→ Objective
Starting at the first line of the listing below, repeat each line up to and including the one containing "minimum width=5.7cm, minimum". Leave out pictures.

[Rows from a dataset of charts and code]
===============
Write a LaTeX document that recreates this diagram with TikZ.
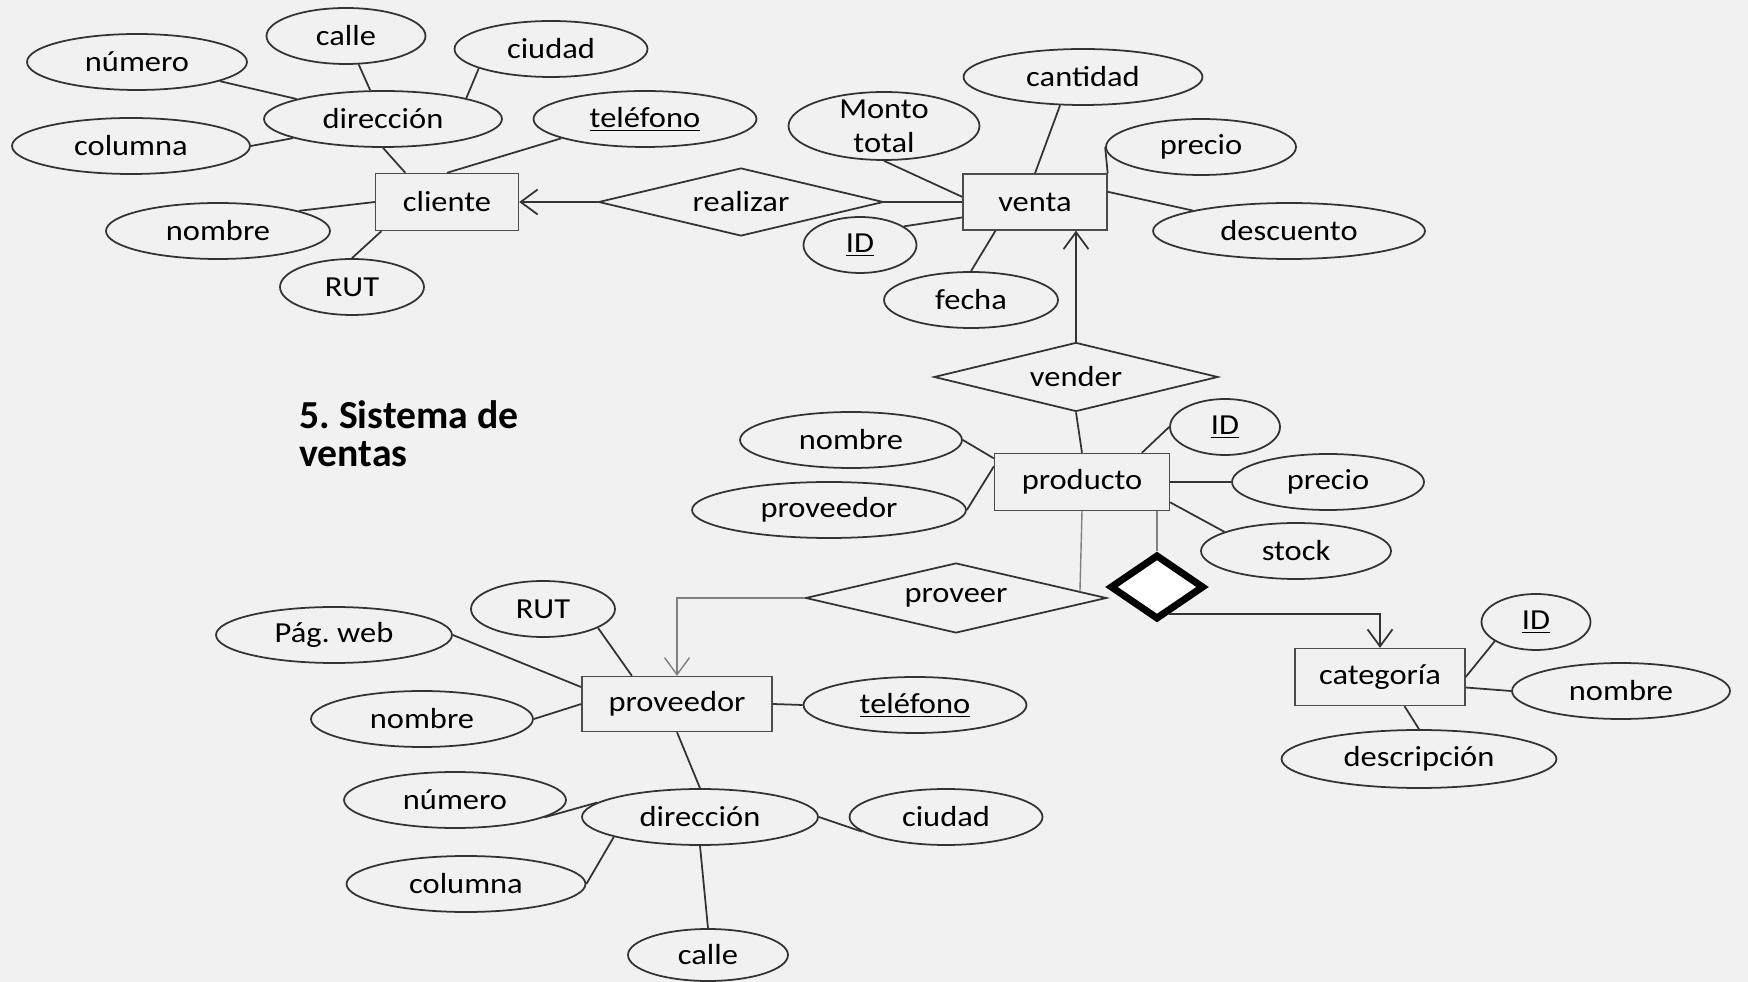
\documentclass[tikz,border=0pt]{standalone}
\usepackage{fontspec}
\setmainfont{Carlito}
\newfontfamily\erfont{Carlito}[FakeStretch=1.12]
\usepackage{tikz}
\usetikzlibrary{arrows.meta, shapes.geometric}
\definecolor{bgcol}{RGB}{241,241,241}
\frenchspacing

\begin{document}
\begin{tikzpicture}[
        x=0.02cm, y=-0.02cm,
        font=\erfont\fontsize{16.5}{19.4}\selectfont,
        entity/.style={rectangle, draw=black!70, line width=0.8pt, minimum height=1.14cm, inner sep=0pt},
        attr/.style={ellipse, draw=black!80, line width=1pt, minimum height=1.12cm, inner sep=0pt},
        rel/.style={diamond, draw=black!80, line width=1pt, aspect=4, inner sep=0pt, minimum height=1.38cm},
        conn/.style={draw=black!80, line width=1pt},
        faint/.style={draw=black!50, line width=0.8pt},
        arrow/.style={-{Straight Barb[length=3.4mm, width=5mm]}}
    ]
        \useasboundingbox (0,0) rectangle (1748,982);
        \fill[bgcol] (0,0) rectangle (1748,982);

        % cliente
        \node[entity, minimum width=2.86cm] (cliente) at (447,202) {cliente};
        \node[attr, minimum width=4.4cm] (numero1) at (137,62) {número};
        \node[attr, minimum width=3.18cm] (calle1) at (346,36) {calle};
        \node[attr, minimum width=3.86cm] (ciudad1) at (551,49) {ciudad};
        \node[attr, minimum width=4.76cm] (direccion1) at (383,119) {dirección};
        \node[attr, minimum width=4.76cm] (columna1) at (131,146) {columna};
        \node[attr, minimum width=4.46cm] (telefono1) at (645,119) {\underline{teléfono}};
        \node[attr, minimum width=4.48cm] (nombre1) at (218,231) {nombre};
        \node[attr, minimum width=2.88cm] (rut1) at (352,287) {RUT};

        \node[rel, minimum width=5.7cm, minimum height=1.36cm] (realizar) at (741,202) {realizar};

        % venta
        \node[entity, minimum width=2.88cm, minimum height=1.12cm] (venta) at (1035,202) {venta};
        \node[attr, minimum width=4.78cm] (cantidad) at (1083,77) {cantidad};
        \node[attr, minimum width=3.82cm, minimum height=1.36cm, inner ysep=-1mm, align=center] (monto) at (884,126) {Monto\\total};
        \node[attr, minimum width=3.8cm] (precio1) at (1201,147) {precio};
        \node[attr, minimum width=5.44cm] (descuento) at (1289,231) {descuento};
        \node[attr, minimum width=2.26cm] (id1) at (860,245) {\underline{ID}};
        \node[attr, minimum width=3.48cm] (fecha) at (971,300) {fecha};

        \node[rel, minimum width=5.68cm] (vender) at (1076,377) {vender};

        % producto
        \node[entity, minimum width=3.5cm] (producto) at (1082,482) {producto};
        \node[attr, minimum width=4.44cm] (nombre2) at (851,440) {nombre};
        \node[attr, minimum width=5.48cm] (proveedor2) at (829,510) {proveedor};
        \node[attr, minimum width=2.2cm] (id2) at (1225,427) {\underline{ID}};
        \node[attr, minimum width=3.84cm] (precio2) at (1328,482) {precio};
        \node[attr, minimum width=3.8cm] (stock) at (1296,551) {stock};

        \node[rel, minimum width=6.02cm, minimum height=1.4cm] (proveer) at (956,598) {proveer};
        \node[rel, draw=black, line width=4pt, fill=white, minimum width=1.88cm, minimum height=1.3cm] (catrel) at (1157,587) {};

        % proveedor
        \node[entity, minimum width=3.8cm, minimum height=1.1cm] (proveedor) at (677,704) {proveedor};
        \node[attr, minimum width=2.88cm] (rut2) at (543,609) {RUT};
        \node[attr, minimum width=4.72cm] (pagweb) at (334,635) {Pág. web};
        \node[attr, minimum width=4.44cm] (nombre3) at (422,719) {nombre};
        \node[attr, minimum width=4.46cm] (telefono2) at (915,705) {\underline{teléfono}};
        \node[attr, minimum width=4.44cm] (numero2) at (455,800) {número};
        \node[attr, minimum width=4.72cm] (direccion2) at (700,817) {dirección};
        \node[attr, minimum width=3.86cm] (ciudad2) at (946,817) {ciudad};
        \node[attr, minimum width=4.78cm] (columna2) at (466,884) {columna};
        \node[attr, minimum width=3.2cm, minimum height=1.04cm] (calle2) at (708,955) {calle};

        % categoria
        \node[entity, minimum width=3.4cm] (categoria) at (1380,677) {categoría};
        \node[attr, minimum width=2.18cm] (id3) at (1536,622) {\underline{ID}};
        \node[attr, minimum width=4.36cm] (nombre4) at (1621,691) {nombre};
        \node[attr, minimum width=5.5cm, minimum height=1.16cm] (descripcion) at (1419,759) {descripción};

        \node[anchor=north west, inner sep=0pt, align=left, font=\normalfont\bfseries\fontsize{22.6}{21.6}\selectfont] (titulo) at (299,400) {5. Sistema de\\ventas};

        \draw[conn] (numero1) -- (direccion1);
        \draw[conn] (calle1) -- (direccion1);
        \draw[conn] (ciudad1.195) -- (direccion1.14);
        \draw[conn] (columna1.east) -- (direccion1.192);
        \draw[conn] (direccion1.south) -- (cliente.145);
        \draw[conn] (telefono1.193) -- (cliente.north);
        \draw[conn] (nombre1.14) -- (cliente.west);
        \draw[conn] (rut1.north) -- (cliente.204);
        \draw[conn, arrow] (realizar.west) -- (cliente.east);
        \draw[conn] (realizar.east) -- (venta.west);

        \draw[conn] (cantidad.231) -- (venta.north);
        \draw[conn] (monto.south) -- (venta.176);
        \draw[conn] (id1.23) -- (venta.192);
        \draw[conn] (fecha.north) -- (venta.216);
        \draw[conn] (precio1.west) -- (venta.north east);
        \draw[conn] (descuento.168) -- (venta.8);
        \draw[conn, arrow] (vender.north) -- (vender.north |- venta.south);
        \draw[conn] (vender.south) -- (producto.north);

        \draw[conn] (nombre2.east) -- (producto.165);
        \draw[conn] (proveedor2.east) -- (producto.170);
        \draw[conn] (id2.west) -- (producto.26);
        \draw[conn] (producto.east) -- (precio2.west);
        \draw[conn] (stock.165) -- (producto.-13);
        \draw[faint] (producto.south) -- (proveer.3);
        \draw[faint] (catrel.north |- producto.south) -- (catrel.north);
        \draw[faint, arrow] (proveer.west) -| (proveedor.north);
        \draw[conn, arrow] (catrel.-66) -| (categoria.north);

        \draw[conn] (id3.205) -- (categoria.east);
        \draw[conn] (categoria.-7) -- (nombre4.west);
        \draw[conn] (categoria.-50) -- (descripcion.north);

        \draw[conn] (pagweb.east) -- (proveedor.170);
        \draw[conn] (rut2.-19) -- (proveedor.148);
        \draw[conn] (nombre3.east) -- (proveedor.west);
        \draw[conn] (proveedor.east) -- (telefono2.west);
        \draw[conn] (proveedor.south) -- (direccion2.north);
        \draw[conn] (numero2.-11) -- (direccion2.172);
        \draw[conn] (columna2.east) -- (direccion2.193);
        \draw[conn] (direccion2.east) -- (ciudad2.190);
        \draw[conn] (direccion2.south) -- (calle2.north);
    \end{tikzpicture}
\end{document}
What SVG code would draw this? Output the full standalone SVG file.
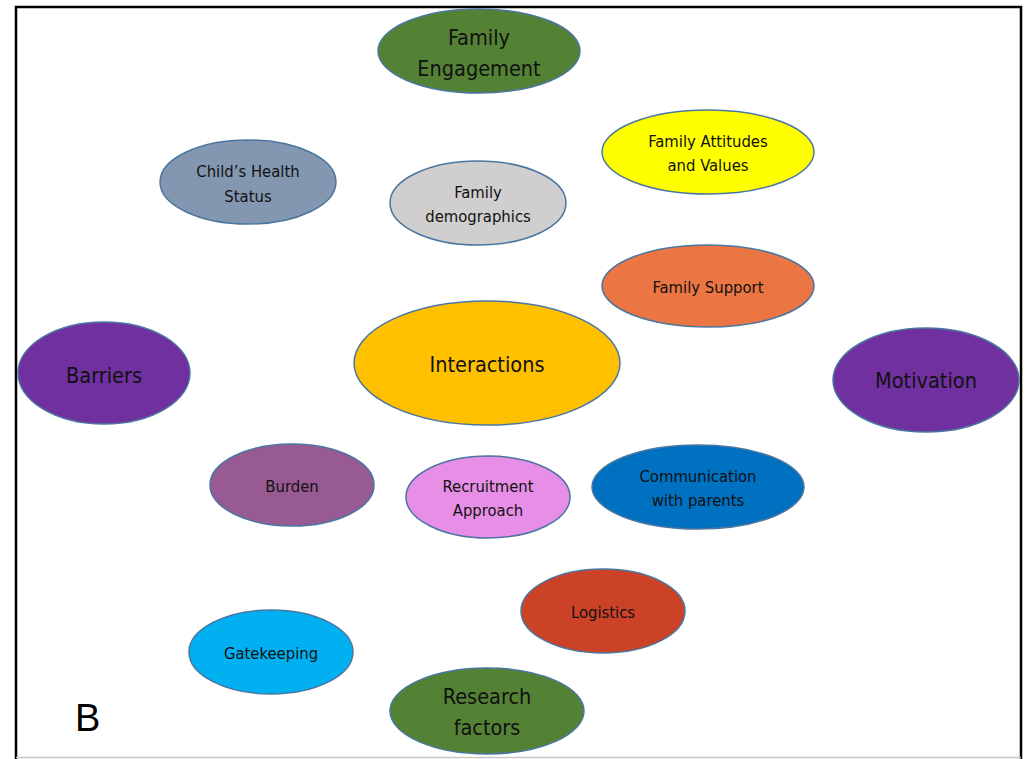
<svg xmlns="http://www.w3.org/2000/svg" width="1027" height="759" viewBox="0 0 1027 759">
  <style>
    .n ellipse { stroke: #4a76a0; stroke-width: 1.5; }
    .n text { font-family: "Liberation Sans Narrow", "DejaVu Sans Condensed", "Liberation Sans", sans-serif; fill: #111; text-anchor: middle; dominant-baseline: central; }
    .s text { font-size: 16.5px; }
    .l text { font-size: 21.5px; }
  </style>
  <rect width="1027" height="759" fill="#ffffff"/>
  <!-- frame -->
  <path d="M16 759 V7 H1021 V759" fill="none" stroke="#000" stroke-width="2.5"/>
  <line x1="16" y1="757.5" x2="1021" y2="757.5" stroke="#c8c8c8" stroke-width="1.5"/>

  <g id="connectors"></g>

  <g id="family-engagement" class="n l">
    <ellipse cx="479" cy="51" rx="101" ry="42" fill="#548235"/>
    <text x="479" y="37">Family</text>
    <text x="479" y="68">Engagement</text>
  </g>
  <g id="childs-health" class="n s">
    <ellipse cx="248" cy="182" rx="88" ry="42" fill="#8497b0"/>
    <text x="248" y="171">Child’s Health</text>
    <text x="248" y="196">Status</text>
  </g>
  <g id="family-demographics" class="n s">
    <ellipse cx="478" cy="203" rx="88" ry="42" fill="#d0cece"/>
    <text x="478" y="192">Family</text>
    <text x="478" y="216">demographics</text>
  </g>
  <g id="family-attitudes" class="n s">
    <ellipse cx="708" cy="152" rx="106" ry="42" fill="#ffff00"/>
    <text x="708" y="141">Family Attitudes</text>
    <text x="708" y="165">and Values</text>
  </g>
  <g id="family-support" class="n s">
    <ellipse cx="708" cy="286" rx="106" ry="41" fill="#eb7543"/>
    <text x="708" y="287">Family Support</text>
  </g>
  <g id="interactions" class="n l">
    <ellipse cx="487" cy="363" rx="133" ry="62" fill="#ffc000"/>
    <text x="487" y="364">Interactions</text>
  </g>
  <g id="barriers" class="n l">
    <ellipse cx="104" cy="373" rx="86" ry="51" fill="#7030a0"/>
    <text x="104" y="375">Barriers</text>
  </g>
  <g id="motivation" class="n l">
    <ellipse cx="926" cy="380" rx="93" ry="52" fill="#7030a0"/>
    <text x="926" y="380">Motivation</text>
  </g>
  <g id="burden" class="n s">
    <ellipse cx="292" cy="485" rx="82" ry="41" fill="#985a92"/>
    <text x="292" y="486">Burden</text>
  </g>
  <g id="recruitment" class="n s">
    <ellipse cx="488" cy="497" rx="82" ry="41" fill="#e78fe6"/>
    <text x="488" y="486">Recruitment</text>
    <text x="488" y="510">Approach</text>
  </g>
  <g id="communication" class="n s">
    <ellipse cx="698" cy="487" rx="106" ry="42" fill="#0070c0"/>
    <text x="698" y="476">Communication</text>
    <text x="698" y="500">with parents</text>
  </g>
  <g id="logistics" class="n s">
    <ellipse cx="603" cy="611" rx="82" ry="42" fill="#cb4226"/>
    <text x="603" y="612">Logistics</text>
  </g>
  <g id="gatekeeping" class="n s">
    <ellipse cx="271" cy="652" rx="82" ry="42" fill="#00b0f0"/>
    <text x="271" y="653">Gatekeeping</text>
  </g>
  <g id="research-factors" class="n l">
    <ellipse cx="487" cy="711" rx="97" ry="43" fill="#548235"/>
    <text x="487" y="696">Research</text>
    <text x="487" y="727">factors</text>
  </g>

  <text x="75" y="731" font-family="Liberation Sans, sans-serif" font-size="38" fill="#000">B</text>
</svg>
===============
→ Output below
Write a LaTeX document that recreates this diagram with TikZ.
\documentclass[tikz,border=0pt]{standalone}
\usepackage{fontspec}
\setmainfont{Carlito}
\newfontfamily\erfont{Carlito}[FakeStretch=1.12]
\usepackage{tikz}
\usetikzlibrary{arrows.meta, shapes.geometric}
\definecolor{bgcol}{RGB}{241,241,241}
\frenchspacing

\begin{document}
\begin{tikzpicture}[
        x=0.02cm, y=-0.02cm,
        font=\erfont\fontsize{16.5}{19.4}\selectfont,
        entity/.style={rectangle, draw=black!70, line width=0.8pt, minimum height=1.14cm, inner sep=0pt},
        attr/.style={ellipse, draw=black!80, line width=1pt, minimum height=1.12cm, inner sep=0pt},
        rel/.style={diamond, draw=black!80, line width=1pt, aspect=4, inner sep=0pt, minimum height=1.38cm},
        conn/.style={draw=black!80, line width=1pt},
        faint/.style={draw=black!50, line width=0.8pt},
        arrow/.style={-{Straight Barb[length=3.4mm, width=5mm]}}
    ]
        \useasboundingbox (0,0) rectangle (1748,982);
        \fill[bgcol] (0,0) rectangle (1748,982);

        % cliente
        \node[entity, minimum width=2.86cm] (cliente) at (447,202) {cliente};
        \node[attr, minimum width=4.4cm] (numero1) at (137,62) {número};
        \node[attr, minimum width=3.18cm] (calle1) at (346,36) {calle};
        \node[attr, minimum width=3.86cm] (ciudad1) at (551,49) {ciudad};
        \node[attr, minimum width=4.76cm] (direccion1) at (383,119) {dirección};
        \node[attr, minimum width=4.76cm] (columna1) at (131,146) {columna};
        \node[attr, minimum width=4.46cm] (telefono1) at (645,119) {\underline{teléfono}};
        \node[attr, minimum width=4.48cm] (nombre1) at (218,231) {nombre};
        \node[attr, minimum width=2.88cm] (rut1) at (352,287) {RUT};

        \node[rel, minimum width=5.7cm, minimum height=1.36cm] (realizar) at (741,202) {realizar};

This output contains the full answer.